With how quickly AI technology popped up last school year we as teachers need to be prepared to adapt to the new tool. ChatGPT and other generative AI tools can be valuable tools in our classrooms. As my school’s technology learning ambassador, I attended a session last spring discussing the role of ChatGPT and how it can be used in our schools as the new technology was emerging. Our group shared concerns around plagiarism and how it would affect students view of doing their work and we also shared some successes from those of us that had already been playing with it. At that point I had been playing with ChatGPT for a couple of months on my own time but definitely applying it to my classroom and one of the things that I found with it right away was that I could generate lists of age-appropriate topics for my students to write about or discuss in a matter of seconds when doing it a traditional way would have taken me hours. This is not to say all of the topics were perfect many of them needed editing adapting and sometimes to be completely omitted because ChatGPT does not always have the best grasp of what a nine-year-old is capable of, but it gave me a start.

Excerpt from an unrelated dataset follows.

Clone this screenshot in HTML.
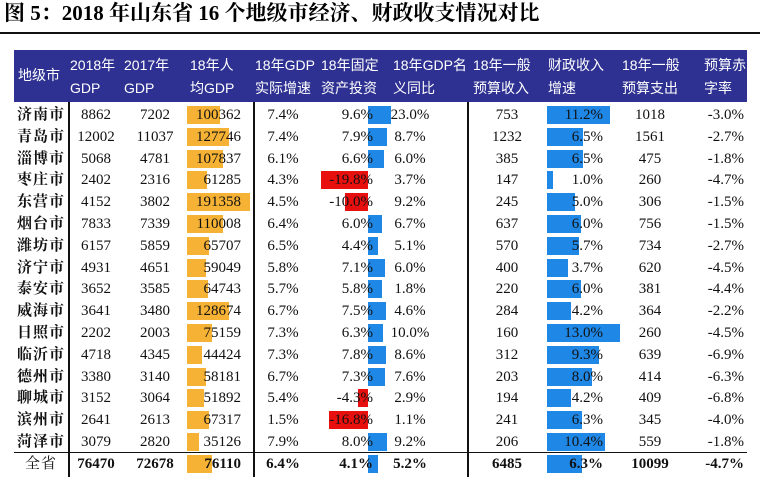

When working with ChatGPT to create topics to generate research questions or to create math practice problems regularly word problems that get progressively more difficult I notice that the skill came in how the prompt was phrased. As we move forward with generative AI being readily available for our students we are going to have to teach the skills of creating a good prompt and also knowing when two an when not to use AI tools. One of my current favorite uses for ChatGPT is simplifying a text, I can ask ChatGPT to rewrite a text I have pasted for a grade one student or for a 7 year old and it simplifies the text to a student’s reading level or fairly close to it while maintaining the meaning of the text. This alone was a game changer for me last spring, I had a student who joined my grade for class who was reading CVC words and beginning to use some consonant blends, I was able to adapt are science and social studies content reading to a beginning grade one level for this student using generative AI. Previously I had been scanning the texts into my computer and creating audio files for each text this was vastly time consuming and definitely not a good use of my time but it was the only way I had to give a student access to the text. I got this idea from another tech learning ambassador who shared that she was using ChatGPT to create decodable texts for her grade one and two students on specific phonics skills.
In terms of assessment, we as teachers are going to have to adapt how we assess as generative AI becomes more common as well as more accurate. Currently many generative AI programs are not reliable fact checkers however overtime as they read more of the information that is available on the Internet this will decrease. This leads us to the conundrum of teaching students when to use generative AI to create prompts to narrow down research questions and when they need to do their own work. For some students having these tools could help create the skeleton or the outline for a written piece and help students to organize their thoughts prior to writing. It also means as teachers we need to change our assessments moving perhaps towards more in class assessments and fewer take home written assignments or creating prompts that require a great deal of personal input and reflection from our students.